TASK DESCRIPTION:
Pictures stay out of the copy; set down each line of the listing below exactly.

╭─ DATA EXTRACT

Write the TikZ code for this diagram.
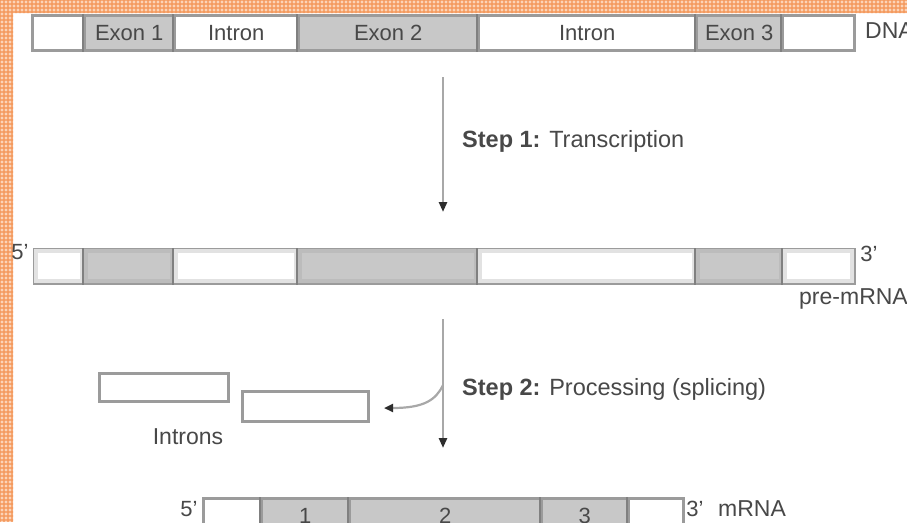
\documentclass[tikz,border=0pt]{standalone}
\usepackage{fontspec}
\setmainfont{Liberation Sans}
\usetikzlibrary{arrows.meta}
\definecolor{bordc}{RGB}{155,155,155}
\definecolor{divc}{RGB}{128,128,128}
\definecolor{exonc}{RGB}{200,200,200}
\definecolor{bandw}{RGB}{226,226,226}
\definecolor{bandg}{RGB}{188,188,188}
\definecolor{txtc}{RGB}{72,72,72}
\definecolor{arrc}{RGB}{168,168,168}
\definecolor{tipc}{RGB}{45,45,45}
\definecolor{orl}{RGB}{252,212,184}
\definecolor{ord}{RGB}{244,150,88}
\newcommand{\prm}{\char"27}
\begin{document}
\begin{tikzpicture}[x=1pt,y=-1pt,
  segbase/.style={draw=bordc, line width=2.5pt, inner sep=0pt, anchor=north west,
    font=\fontsize{22}{22}\selectfont, text=txtc},
  dnaseg/.style={segbase, minimum height=35pt},
  preseg/.style={segbase, minimum height=34pt},
  mseg/.style={segbase, minimum height=35pt},
  exon/.style={fill=exonc},
  plain/.style={fill=white},
  divline/.style={draw=divc, line width=2.5pt},
  lbl/.style={inner sep=0pt, text=txtc, font=\fontsize{23}{23}\selectfont},
  steplbl/.style={lbl, font=\fontsize{23.5}{23.5}\selectfont},
  steparrow/.style={draw=arrc, line width=2.6pt, -{Triangle[length=10pt,width=8pt,color=tipc]}},
  introbox/.style={draw=bordc, line width=2.5pt, fill=white, inner sep=0pt, anchor=north west}
]
\useasboundingbox (0,0) rectangle (907,522);
\fill[white] (0,0) rectangle (907,522);
% orange plaid border
\begin{scope}
  \clip (0,0) rectangle (907,13) (0,0) rectangle (13,522);
  \fill[orl] (0,0) rectangle (907,522);
  \foreach \i in {0,4,...,907} {\draw[ord, line width=1.1pt, opacity=0.7] (\i,0) -- (\i,522);}
  \foreach \j in {0,4,...,522} {\draw[ord, line width=1.1pt, opacity=0.7] (0,\j) -- (907,\j);}
\end{scope}

% DNA bar
\node[dnaseg, plain, minimum width=52pt]  (d0) at (31,14) {};
\node[dnaseg, exon,  minimum width=90pt]  (d1) at (83,14) {Exon 1};
\node[dnaseg, plain, minimum width=124pt] (d2) at (173,14) {Intron};
\node[dnaseg, exon,  minimum width=180pt] (d3) at (297,14) {Exon 2};
\node[dnaseg, plain, minimum width=218pt] (d4) at (477,14) {Intron};
\node[dnaseg, exon,  minimum width=86pt]  (d5) at (695,14) {Exon 3};
\node[dnaseg, plain, minimum width=72pt]  (d6) at (781,14) {};
\foreach \n in {d1,d2,d3,d4,d5,d6} {\draw[divline] (\n.north west) -- (\n.south west);}
\node[lbl, anchor=west] (dnal) at (865,31) {DNA};

% Step 1 arrow
\coordinate (s1a) at (443,77);
\coordinate (s1b) at (443,212);
\draw[steparrow] (s1a) -- (s1b);
\node[steplbl, anchor=west] (s1t) at (462,141) {\textbf{Step 1:} Transcription};

% pre-mRNA bar
\node[preseg, plain, minimum width=50pt]  (p0) at (33,248) {};
\node[preseg, exon,  minimum width=90pt]  (p1) at (83,248) {};
\node[preseg, plain, minimum width=124pt] (p2) at (173,248) {};
\node[preseg, exon,  minimum width=180pt] (p3) at (297,248) {};
\node[preseg, plain, minimum width=218pt] (p4) at (477,248) {};
\node[preseg, exon,  minimum width=87pt]  (p5) at (695,248) {};
\node[preseg, plain, minimum width=71pt]  (p6) at (782,248) {};
\foreach \n/\c in {p0/bandw,p1/bandg,p2/bandw,p3/bandg,p4/bandw,p5/bandg,p6/bandw}
  {\draw[\c, line width=4pt] ([shift={(3.3,3.3)}]\n.north west) rectangle ([shift={(-3.3,-3.3)}]\n.south east);}
\foreach \n in {p1,p2,p3,p4,p5,p6} {\draw[divline] (\n.north west) -- (\n.south west);}
\node[lbl, font=\fontsize{22}{22}\selectfont] (p5l) at (20,252) {5\prm};
\node[lbl, font=\fontsize{22}{22}\selectfont] (p3l) at (869,254) {3\prm};
\node[lbl, anchor=west] (prel) at (799,299) {pre-mRNA};

% Step 2 arrow
\coordinate (s2a) at (443,319);
\coordinate (s2b) at (443,448);
\coordinate (s2c) at (443,385);
\coordinate (s2d) at (384,408);
\draw[steparrow] (s2a) -- (s2b);
\draw[draw=arrc, line width=2.2pt, -{Triangle[length=9pt,width=8pt,color=tipc]}]
  (s2c) .. controls (436,400) and (424,408) .. (s2d);
\node[steplbl, anchor=west] (s2t) at (462,389) {\textbf{Step 2:} Processing (splicing)};

% excised introns
\node[introbox, minimum width=129pt, minimum height=28pt] (i1) at (98,372) {};
\node[introbox, minimum width=126pt, minimum height=30pt] (i2) at (241,390) {};
\node[lbl] (intl) at (188,437) {Introns};

% mRNA bar
\node[mseg, plain, minimum width=58pt]  (m0) at (202,497) {};
\node[mseg, exon,  minimum width=88pt]  (m1) at (260,497) {1};
\node[mseg, exon,  minimum width=192pt] (m2) at (348,497) {2};
\node[mseg, exon,  minimum width=87pt]  (m3) at (540,497) {3};
\node[mseg, plain, minimum width=55pt]  (m4) at (627,497) {};
\foreach \n in {m1,m2,m3,m4} {\draw[divline] (\n.north west) -- (\n.south west);}
\node[lbl, font=\fontsize{22}{22}\selectfont] (m5l) at (189,509) {5\prm};
\node[lbl, font=\fontsize{22}{22}\selectfont] (m3l) at (695,509) {3\prm};
\node[lbl, anchor=west] (ml) at (718,509) {mRNA};
\end{tikzpicture}
\end{document}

╰─

TASK SOLUTION:
Write the TikZ code for this diagram.
\documentclass[tikz,border=0pt]{standalone}
\usepackage{fontspec}
\setmainfont{Liberation Sans}
\usetikzlibrary{arrows.meta}
\definecolor{bordc}{RGB}{155,155,155}
\definecolor{divc}{RGB}{128,128,128}
\definecolor{exonc}{RGB}{200,200,200}
\definecolor{bandw}{RGB}{226,226,226}
\definecolor{bandg}{RGB}{188,188,188}
\definecolor{txtc}{RGB}{72,72,72}
\definecolor{arrc}{RGB}{168,168,168}
\definecolor{tipc}{RGB}{45,45,45}
\definecolor{orl}{RGB}{252,212,184}
\definecolor{ord}{RGB}{244,150,88}
\newcommand{\prm}{\char"27}
\begin{document}
\begin{tikzpicture}[x=1pt,y=-1pt,
  segbase/.style={draw=bordc, line width=2.5pt, inner sep=0pt, anchor=north west,
    font=\fontsize{22}{22}\selectfont, text=txtc},
  dnaseg/.style={segbase, minimum height=35pt},
  preseg/.style={segbase, minimum height=34pt},
  mseg/.style={segbase, minimum height=35pt},
  exon/.style={fill=exonc},
  plain/.style={fill=white},
  divline/.style={draw=divc, line width=2.5pt},
  lbl/.style={inner sep=0pt, text=txtc, font=\fontsize{23}{23}\selectfont},
  steplbl/.style={lbl, font=\fontsize{23.5}{23.5}\selectfont},
  steparrow/.style={draw=arrc, line width=2.6pt, -{Triangle[length=10pt,width=8pt,color=tipc]}},
  introbox/.style={draw=bordc, line width=2.5pt, fill=white, inner sep=0pt, anchor=north west}
]
\useasboundingbox (0,0) rectangle (907,522);
\fill[white] (0,0) rectangle (907,522);
% orange plaid border
\begin{scope}
  \clip (0,0) rectangle (907,13) (0,0) rectangle (13,522);
  \fill[orl] (0,0) rectangle (907,522);
  \foreach \i in {0,4,...,907} {\draw[ord, line width=1.1pt, opacity=0.7] (\i,0) -- (\i,522);}
  \foreach \j in {0,4,...,522} {\draw[ord, line width=1.1pt, opacity=0.7] (0,\j) -- (907,\j);}
\end{scope}

% DNA bar
\node[dnaseg, plain, minimum width=52pt]  (d0) at (31,14) {};
\node[dnaseg, exon,  minimum width=90pt]  (d1) at (83,14) {Exon 1};
\node[dnaseg, plain, minimum width=124pt] (d2) at (173,14) {Intron};
\node[dnaseg, exon,  minimum width=180pt] (d3) at (297,14) {Exon 2};
\node[dnaseg, plain, minimum width=218pt] (d4) at (477,14) {Intron};
\node[dnaseg, exon,  minimum width=86pt]  (d5) at (695,14) {Exon 3};
\node[dnaseg, plain, minimum width=72pt]  (d6) at (781,14) {};
\foreach \n in {d1,d2,d3,d4,d5,d6} {\draw[divline] (\n.north west) -- (\n.south west);}
\node[lbl, anchor=west] (dnal) at (865,31) {DNA};

% Step 1 arrow
\coordinate (s1a) at (443,77);
\coordinate (s1b) at (443,212);
\draw[steparrow] (s1a) -- (s1b);
\node[steplbl, anchor=west] (s1t) at (462,141) {\textbf{Step 1:} Transcription};

% pre-mRNA bar
\node[preseg, plain, minimum width=50pt]  (p0) at (33,248) {};
\node[preseg, exon,  minimum width=90pt]  (p1) at (83,248) {};
\node[preseg, plain, minimum width=124pt] (p2) at (173,248) {};
\node[preseg, exon,  minimum width=180pt] (p3) at (297,248) {};
\node[preseg, plain, minimum width=218pt] (p4) at (477,248) {};
\node[preseg, exon,  minimum width=87pt]  (p5) at (695,248) {};
\node[preseg, plain, minimum width=71pt]  (p6) at (782,248) {};
\foreach \n/\c in {p0/bandw,p1/bandg,p2/bandw,p3/bandg,p4/bandw,p5/bandg,p6/bandw}
  {\draw[\c, line width=4pt] ([shift={(3.3,3.3)}]\n.north west) rectangle ([shift={(-3.3,-3.3)}]\n.south east);}
\foreach \n in {p1,p2,p3,p4,p5,p6} {\draw[divline] (\n.north west) -- (\n.south west);}
\node[lbl, font=\fontsize{22}{22}\selectfont] (p5l) at (20,252) {5\prm};
\node[lbl, font=\fontsize{22}{22}\selectfont] (p3l) at (869,254) {3\prm};
\node[lbl, anchor=west] (prel) at (799,299) {pre-mRNA};

% Step 2 arrow
\coordinate (s2a) at (443,319);
\coordinate (s2b) at (443,448);
\coordinate (s2c) at (443,385);
\coordinate (s2d) at (384,408);
\draw[steparrow] (s2a) -- (s2b);
\draw[draw=arrc, line width=2.2pt, -{Triangle[length=9pt,width=8pt,color=tipc]}]
  (s2c) .. controls (436,400) and (424,408) .. (s2d);
\node[steplbl, anchor=west] (s2t) at (462,389) {\textbf{Step 2:} Processing (splicing)};

% excised introns
\node[introbox, minimum width=129pt, minimum height=28pt] (i1) at (98,372) {};
\node[introbox, minimum width=126pt, minimum height=30pt] (i2) at (241,390) {};
\node[lbl] (intl) at (188,437) {Introns};

% mRNA bar
\node[mseg, plain, minimum width=58pt]  (m0) at (202,497) {};
\node[mseg, exon,  minimum width=88pt]  (m1) at (260,497) {1};
\node[mseg, exon,  minimum width=192pt] (m2) at (348,497) {2};
\node[mseg, exon,  minimum width=87pt]  (m3) at (540,497) {3};
\node[mseg, plain, minimum width=55pt]  (m4) at (627,497) {};
\foreach \n in {m1,m2,m3,m4} {\draw[divline] (\n.north west) -- (\n.south west);}
\node[lbl, font=\fontsize{22}{22}\selectfont] (m5l) at (189,509) {5\prm};
\node[lbl, font=\fontsize{22}{22}\selectfont] (m3l) at (695,509) {3\prm};
\node[lbl, anchor=west] (ml) at (718,509) {mRNA};
\end{tikzpicture}
\end{document}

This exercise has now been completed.